The protagonist, Igor is a teenager working for his father in a construction business, but he dreams of becoming a mechanic. The people his dad hires are illegal immigrants who live in a house nearby. Roger, the father, is described as a man who tries to earn money from this business, and he does not hesitate to demand high rents from the immigrants. Still, he is not depicted as greedy. We get the sense that he, too, belongs to the working class and tries to make ends meet. But this does not take the edge of his cruelty. One day, there is an accident. A man is killed on the construction site and governmental inspectors of the place are about to arrive. Before the man dies, he talks to Igor and makes him promise to look after his wife & kid. Father and son buries the man in cement, and keep quiet.
The 'promise' is the moral center of the film. What do we do when we promise? What kind of action is it, what makes a promise a promise? The kid continues to work for his father, who places many demands on him, but Igor also tries to help the wife of the dead man. I don't think it would be right to describe the boy as being torn between, for example, two principles or rules. It makes more sense to describe the relations between him and his father, along with the way he is haunted by his conscience. The father manipulates and exploits the workers, and his son longs for his affection, while also being abhorred by his cruelty. Igor simply cannot resist helping the woman. It makes a difference in what spirit the boy is doing this. It makes a difference for what we take the promise to be. We see him vacillate, and even try to send the wife away. He has not been able to tell her about the death of her husband, and is consequently complicit in lies about what has happened. Even when we see him and his father doing very horrible things, we look at this from the point of view of moral struggle. The confrontation between father and son is a climax of emotions and actions that, even though they might seem extra-ordinary, are rooted in familiar desperation.

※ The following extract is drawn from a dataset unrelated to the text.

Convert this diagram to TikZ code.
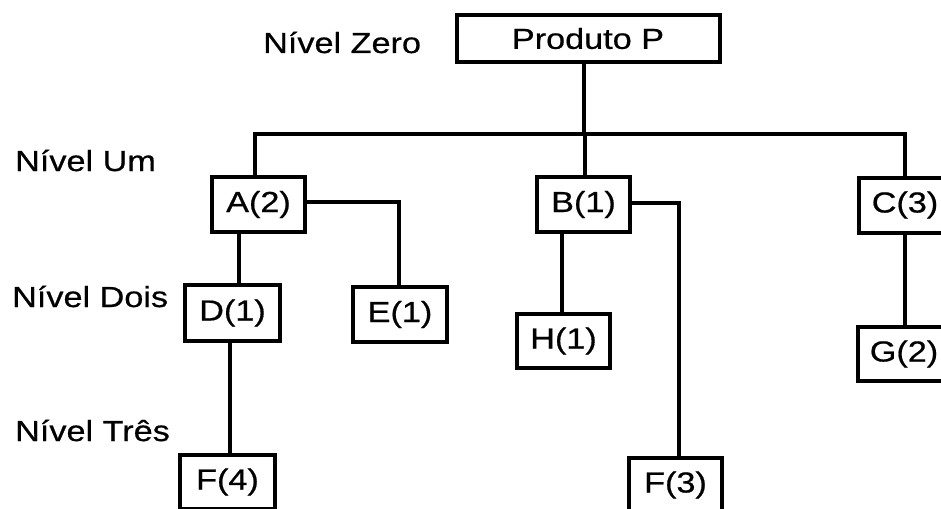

If I would read the script for La Promesse I would perhaps find it overwrought, its story too constructed. The same thing can be said about many of the Dardennes' films, I suspect. Somehow, I never get this reaction when I watch their movies. They make me see the urgency in a specific moral situation, its different temporal stretches: we see the characters wrestling with choices and we also see in which way this is grounded in the past and in which ways it has implications for the open-ended future. The Dardennes situate their story in a socio-economic context but it should be said that this is no mere 'context'. Their reflections on class, poverty and exploitation is interwoven with the moral quandries. This is what I think make their films truly great: there is no division between 'characters' and 'surroundings' - these are organically linked in the moral universe of the film.